Un emendamento inserito al Dl “Rilancio” rischia di diminuire l’indipendenza della ricerca medica dalle aziende farmaceutiche. L’emendamento allenta le norme sul conflitto di interessi tra il ricercatore che valuta l’efficacia di un farmaco e l’azienda che lo produce. Finora, infatti, chi proponeva una sperimentazione clinica doveva dichiarare ad un apposito comitato etico – un organo composto per almeno un terzo da sanitari che non fanno parte della struttura che ospita la sperimentazione – di non aver alcun rapporto con l’azienda produttrice del farmaco oggetto della ricerca. Se l’emendamento verrà approvato, basterà dichiarare le relazioni con l’azienda, e sarà il comitato etico a valutare caso per caso se vi sia un reale conflitto di interessi.

Il tema è tra i più discussi nella comunità scientifica. Un ricercatore che riceva finanziamenti da un’azienda potrebbe essere spinto a valutare in maniera più favorevole un prodotto dello stesso marchio, con il rischio di validare farmaci poco sicuri o inefficaci. Per questo motivo, i ricercatori devono rendere i propri legami con le aziende farmaceutiche nelle pubblicazioni accademiche. Un vero e proprio obbligo non esiste: diversi studi mostrano che circa la metà dei ricercatori non dichiara i propri conflitti di interessi. La rigida norma sulle sperimentazioni cliniche intendeva impedire che questa prassi arrivasse a influenzare il delicato processo di valutazione dei farmaci.

L’emendamento è stato presentato da due parlamentari del Partito Democratico, Giuditta Pini e Beatrice Lorenzin. «Ma lo stiamo riformulando per giungere a una norma che metta d’accordo tutta la maggioranza, speriamo di poterlo votare all’inizio della prossima settimana – spiega Pini al manifesto – L’obiettivo è eliminare il divieto, facendo scegliere al comitato etico, in linea con il regolamento dell’Unione Europea del 2014 in materia di sperimentazioni. Vogliamo arrivare a una norma che tuteli la ricerca ma che non renda impossibile farla per molti Istituti di ricerca o università. Nel mondo della ricerca pubblica i rapporti con le case farmaceutiche sono diffusissimi. Posto che è giusto che i comitati etici siano al corrente dei potenziali conflitti di interesse, in certi casi questi divieti assoluti possono creare blocchi all’avvio delle sperimentazioni». Il problema si è fatto pressante durante la pandemia, quando ospedali e università hanno avanzato moltissime richieste di avviare sperimentazioni nella disperata ricerca di una cura contro il Covid-19.

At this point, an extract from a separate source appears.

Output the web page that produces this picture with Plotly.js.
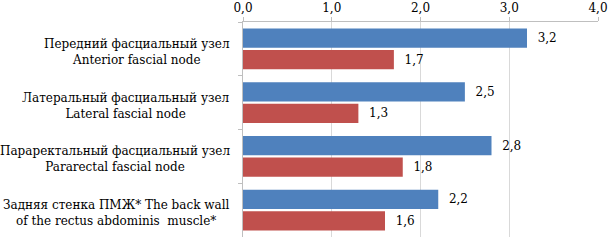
<!DOCTYPE html>
<html><head><meta charset="utf-8">
<script src="https://cdn.plot.ly/plotly-3.0.1.min.js"></script>
<style>html,body{margin:0;padding:0;background:#fff}</style>
</head><body><div id="chart" style="width:608px;height:243px"></div>
<script>
const categories = [
  "Передний фасциальный узел<br>Anterior fascial node",
  "Латеральный фасциальный узел<br>Lateral fascial node",
  "Параректальный фасциальный узел<br>Pararectal fascial node",
  "Задняя стенка ПМЖ* The back wall<br>of the rectus abdominis  muscle*"
];
const seriesBlue = [3.2, 2.5, 2.8, 2.2];
const seriesRed = [1.7, 1.3, 1.8, 1.6];
const xTicks = [0, 1, 2, 3, 4];

const font = {family: "DejaVu Serif", size: 12, color: "#000"};

const traces = [
  {type: "bar", orientation: "h", y: categories, x: seriesBlue, name: "A",
   marker: {color: "#4F81BD"}, text: seriesBlue.map(v => v.toFixed(1).replace(".", ",")),
   texttemplate: "  %{text}", textposition: "outside", cliponaxis: false,
   textfont: font, hoverinfo: "none"},
  {type: "bar", orientation: "h", y: categories, x: seriesRed, name: "B",
   marker: {color: "#C0504D"}, text: seriesRed.map(v => v.toFixed(1).replace(".", ",")),
   texttemplate: "  %{text}", textposition: "outside", cliponaxis: false,
   textfont: font, hoverinfo: "none"}
];

const annotations = categories.map(c => ({
  xref: "paper", yref: "y", x: -0.03, y: c, text: c, showarrow: false,
  xanchor: "right", yanchor: "middle", align: "center", font: font, yshift: -3
}));

const layout = {
  width: 608, height: 243,
  margin: {l: 243, r: 10, t: 22, b: 6, pad: 0},
  paper_bgcolor: "#fff", plot_bgcolor: "#fff",
  showlegend: false, barmode: "group", bargap: 0.2, bargroupgap: 0.1,
  separators: ",.",
  xaxis: {side: "top", range: [0, 4], tickvals: xTicks, tickformat: ".1f",
    showgrid: true, gridcolor: "#d9d9d9", gridwidth: 1,
    showline: true, linecolor: "#bfbfbf", linewidth: 1,
    ticks: "outside", ticklen: 4, tickcolor: "#bfbfbf",
    zeroline: false, tickfont: font, fixedrange: true},
  yaxis: {autorange: "reversed", showticklabels: false, showline: true,
    linecolor: "#bfbfbf", linewidth: 1, ticks: "outside", ticklen: 4,
    tickcolor: "#bfbfbf", tickson: "boundaries", showgrid: false, fixedrange: true},
  annotations: annotations,
  font: font
};

Plotly.newPlot("chart", traces, layout, {staticPlot: true, displayModeBar: false});
</script></body></html>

Ora la palla passerà all’Agenzia italiana del farmaco, che proprio in questi giorni sta rivedendo il regolamento dei comitati etici: con la nuova norma saranno loro a dover mostrare la schiena dritta e a bloccare sperimentazioni in odore di conflitto di interessi. Al vertice dell’Aifa oggi c’è Nicola Magrini. Fondatore della collaborazione Cochrane Italia ed ex-ricercatore dell’Istituto Mario Negri di Milano, Magrini si è sempre dedicato alla promozione di una medicina a favore del paziente e non di interessi economici. Eppure è a favore dell’emendamento: «la norma precedente rischiava di rendere tutti potenzialmente a rischio, perché poteva escludere anche ricercatori che non percepivano finanziamenti diretti ma semplicemente lavorano in strutture che hanno rapporti con l’azienda farmaceutica, magari solo per la fornitura di attrezzature». L’Aifa però ha autorizzato moltissime sperimentazioni di farmaci durante l’emergenza pandemica. È stato necessario derogare a quella norma? «Certamente sì, abbiamo approvato sperimentazioni e protocolli e se alcuni ricercatori erano in conflitto di interessi si è data un’importanza secondaria a questo aspetto – spiega Magrini – Abbiamo dato priorità all’effettuazione della ricerca. C’era il rischio che in Italia non si potessero fare sperimentazioni e che le industrie andassero a farle altrove».